Strip the pictures and reproduce the rest of the listing exactly.

* * * *

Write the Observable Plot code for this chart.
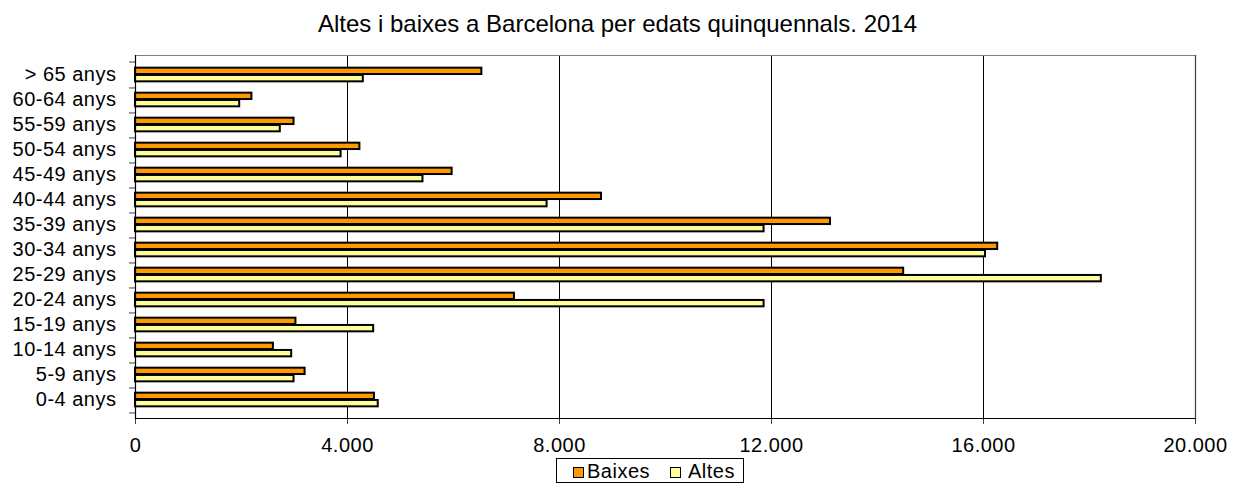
<!DOCTYPE html>
<html><head><meta charset="utf-8">
<script src="https://cdn.jsdelivr.net/npm/d3@7"></script>
<script src="https://cdn.jsdelivr.net/npm/@observablehq/plot@0.6"></script>
<style>
body{margin:0;background:#fff;font-family:"Liberation Sans",Arial,sans-serif;}
#wrap{position:relative;width:1235px;height:483px;overflow:hidden;background:#fff;}
#chart{position:absolute;left:0;top:0;}
#title{position:absolute;left:0;width:1235px;top:12px;text-align:center;font-size:24px;line-height:24px;color:#000;white-space:nowrap;}
#legend{position:absolute;left:556px;top:458px;width:188px;height:25px;border:1px solid #000;box-sizing:border-box;background:#fff;}
.sw{position:absolute;top:8px;width:11px;height:11px;border:1.6px solid #000;box-sizing:border-box;}
.lt{position:absolute;top:3px;font-size:20px;line-height:19px;color:#000;white-space:nowrap;letter-spacing:0.5px;}
</style>
</head><body>
<div id="wrap">
  <div id="chart"></div>
  <div id="title"></div>
  <div id="legend"></div>
</div>
<script>
const titleText = "Altes i baixes a Barcelona per edats quinquennals. 2014";
const categories = ["0-4 anys","5-9 anys","10-14 anys","15-19 anys","20-24 anys","25-29 anys","30-34 anys","35-39 anys","40-44 anys","45-49 anys","50-54 anys","55-59 anys","60-64 anys","> 65 anys"];
const baixes = [4508, 3200, 2602, 3027, 7150, 14494, 16268, 13113, 8792, 5974, 4234, 2991, 2196, 6535];
const altes  = [4580, 2991, 2947, 4494, 11860, 18223, 16038, 11860, 7766, 5424, 3879, 2732, 1966, 4298];
const xTicks = [0, 4000, 8000, 12000, 16000, 20000];
const seriesNames = ["Baixes", "Altes"];
const seriesColors = ["#FF9900", "#FFFF99"];

const fmt = d3.formatLocale({decimal: ",", thousands: ".", grouping: [3], currency: ["", "€"]}).format(",d");
const rows = categories.map((c, i) => ({cat: c, Baixes: baixes[i], Altes: altes[i]}));

const W = 1235, H = 483, mt = 55, mb = 65, ml = 135, mr = 40;
const bw = (H - mt - mb) / categories.length;
const barH = 7.3;
const off = (bw - 2 * barH) / 2;
const font = '"Liberation Sans", Arial, sans-serif';

const chart = Plot.plot({
  width: W, height: H,
  marginLeft: ml, marginRight: mr, marginTop: mt, marginBottom: mb,
  style: {fontFamily: font, fontSize: "20px", color: "#000", background: "transparent", letterSpacing: "0.5px"},
  x: {domain: [xTicks[0], xTicks[xTicks.length - 1]], label: null},
  y: {domain: categories.slice().reverse(), padding: 0, label: null},
  marks: [
    Plot.gridX(xTicks.slice(1, -1), {stroke: "#000", strokeOpacity: 1, strokeWidth: 1}),
    Plot.frame({anchor: "top", stroke: "#808080", strokeWidth: 1.2}),
    Plot.frame({anchor: "right", stroke: "#404040", strokeWidth: 1.2}),
    Plot.barX(rows, {y: "cat", x: seriesNames[0], fill: seriesColors[0], stroke: "#000", strokeWidth: 2,
      insetTop: off, insetBottom: bw - off - barH}),
    Plot.barX(rows, {y: "cat", x: seriesNames[1], fill: seriesColors[1], stroke: "#000", strokeWidth: 2,
      insetTop: off + barH, insetBottom: off}),
    Plot.axisX({ticks: xTicks, tickFormat: fmt, tickSize: 6, tickPadding: 13, stroke: "#404040", label: null}),
    Plot.axisY({tickSize: 0, tickPadding: 19, label: null}),
    Plot.axisY({tickFormat: () => "", tickSize: 6, dy: bw / 2, stroke: "#404040", label: null}),
    Plot.axisY({ticks: [categories[categories.length - 1]], tickFormat: () => "", tickSize: 6, dy: -bw / 2, stroke: "#404040", label: null}),
    Plot.frame({anchor: "left", stroke: "#000", strokeWidth: 1.2}),
    Plot.frame({anchor: "bottom", stroke: "#000", strokeWidth: 1.2})
  ]
});
document.getElementById("chart").appendChild(chart);
document.getElementById("title").textContent = titleText;

const legend = document.getElementById("legend");
const swX = [16, 113], txX = [30, 131];
seriesNames.forEach((name, i) => {
  const sw = document.createElement("div");
  sw.className = "sw";
  sw.style.left = swX[i] + "px";
  sw.style.background = seriesColors[i];
  legend.appendChild(sw);
  const t = document.createElement("div");
  t.className = "lt";
  t.style.left = txX[i] + "px";
  t.textContent = name;
  legend.appendChild(t);
});
</script>
</body></html>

* * * *

SOLUTION
Write the Observable Plot code for this chart.
<!DOCTYPE html>
<html><head><meta charset="utf-8">
<script src="https://cdn.jsdelivr.net/npm/d3@7"></script>
<script src="https://cdn.jsdelivr.net/npm/@observablehq/plot@0.6"></script>
<style>
body{margin:0;background:#fff;font-family:"Liberation Sans",Arial,sans-serif;}
#wrap{position:relative;width:1235px;height:483px;overflow:hidden;background:#fff;}
#chart{position:absolute;left:0;top:0;}
#title{position:absolute;left:0;width:1235px;top:12px;text-align:center;font-size:24px;line-height:24px;color:#000;white-space:nowrap;}
#legend{position:absolute;left:556px;top:458px;width:188px;height:25px;border:1px solid #000;box-sizing:border-box;background:#fff;}
.sw{position:absolute;top:8px;width:11px;height:11px;border:1.6px solid #000;box-sizing:border-box;}
.lt{position:absolute;top:3px;font-size:20px;line-height:19px;color:#000;white-space:nowrap;letter-spacing:0.5px;}
</style>
</head><body>
<div id="wrap">
  <div id="chart"></div>
  <div id="title"></div>
  <div id="legend"></div>
</div>
<script>
const titleText = "Altes i baixes a Barcelona per edats quinquennals. 2014";
const categories = ["0-4 anys","5-9 anys","10-14 anys","15-19 anys","20-24 anys","25-29 anys","30-34 anys","35-39 anys","40-44 anys","45-49 anys","50-54 anys","55-59 anys","60-64 anys","> 65 anys"];
const baixes = [4508, 3200, 2602, 3027, 7150, 14494, 16268, 13113, 8792, 5974, 4234, 2991, 2196, 6535];
const altes  = [4580, 2991, 2947, 4494, 11860, 18223, 16038, 11860, 7766, 5424, 3879, 2732, 1966, 4298];
const xTicks = [0, 4000, 8000, 12000, 16000, 20000];
const seriesNames = ["Baixes", "Altes"];
const seriesColors = ["#FF9900", "#FFFF99"];

const fmt = d3.formatLocale({decimal: ",", thousands: ".", grouping: [3], currency: ["", "€"]}).format(",d");
const rows = categories.map((c, i) => ({cat: c, Baixes: baixes[i], Altes: altes[i]}));

const W = 1235, H = 483, mt = 55, mb = 65, ml = 135, mr = 40;
const bw = (H - mt - mb) / categories.length;
const barH = 7.3;
const off = (bw - 2 * barH) / 2;
const font = '"Liberation Sans", Arial, sans-serif';

const chart = Plot.plot({
  width: W, height: H,
  marginLeft: ml, marginRight: mr, marginTop: mt, marginBottom: mb,
  style: {fontFamily: font, fontSize: "20px", color: "#000", background: "transparent", letterSpacing: "0.5px"},
  x: {domain: [xTicks[0], xTicks[xTicks.length - 1]], label: null},
  y: {domain: categories.slice().reverse(), padding: 0, label: null},
  marks: [
    Plot.gridX(xTicks.slice(1, -1), {stroke: "#000", strokeOpacity: 1, strokeWidth: 1}),
    Plot.frame({anchor: "top", stroke: "#808080", strokeWidth: 1.2}),
    Plot.frame({anchor: "right", stroke: "#404040", strokeWidth: 1.2}),
    Plot.barX(rows, {y: "cat", x: seriesNames[0], fill: seriesColors[0], stroke: "#000", strokeWidth: 2,
      insetTop: off, insetBottom: bw - off - barH}),
    Plot.barX(rows, {y: "cat", x: seriesNames[1], fill: seriesColors[1], stroke: "#000", strokeWidth: 2,
      insetTop: off + barH, insetBottom: off}),
    Plot.axisX({ticks: xTicks, tickFormat: fmt, tickSize: 6, tickPadding: 13, stroke: "#404040", label: null}),
    Plot.axisY({tickSize: 0, tickPadding: 19, label: null}),
    Plot.axisY({tickFormat: () => "", tickSize: 6, dy: bw / 2, stroke: "#404040", label: null}),
    Plot.axisY({ticks: [categories[categories.length - 1]], tickFormat: () => "", tickSize: 6, dy: -bw / 2, stroke: "#404040", label: null}),
    Plot.frame({anchor: "left", stroke: "#000", strokeWidth: 1.2}),
    Plot.frame({anchor: "bottom", stroke: "#000", strokeWidth: 1.2})
  ]
});
document.getElementById("chart").appendChild(chart);
document.getElementById("title").textContent = titleText;

const legend = document.getElementById("legend");
const swX = [16, 113], txX = [30, 131];
seriesNames.forEach((name, i) => {
  const sw = document.createElement("div");
  sw.className = "sw";
  sw.style.left = swX[i] + "px";
  sw.style.background = seriesColors[i];
  legend.appendChild(sw);
  const t = document.createElement("div");
  t.className = "lt";
  t.style.left = txX[i] + "px";
  t.textContent = name;
  legend.appendChild(t);
});
</script>
</body></html>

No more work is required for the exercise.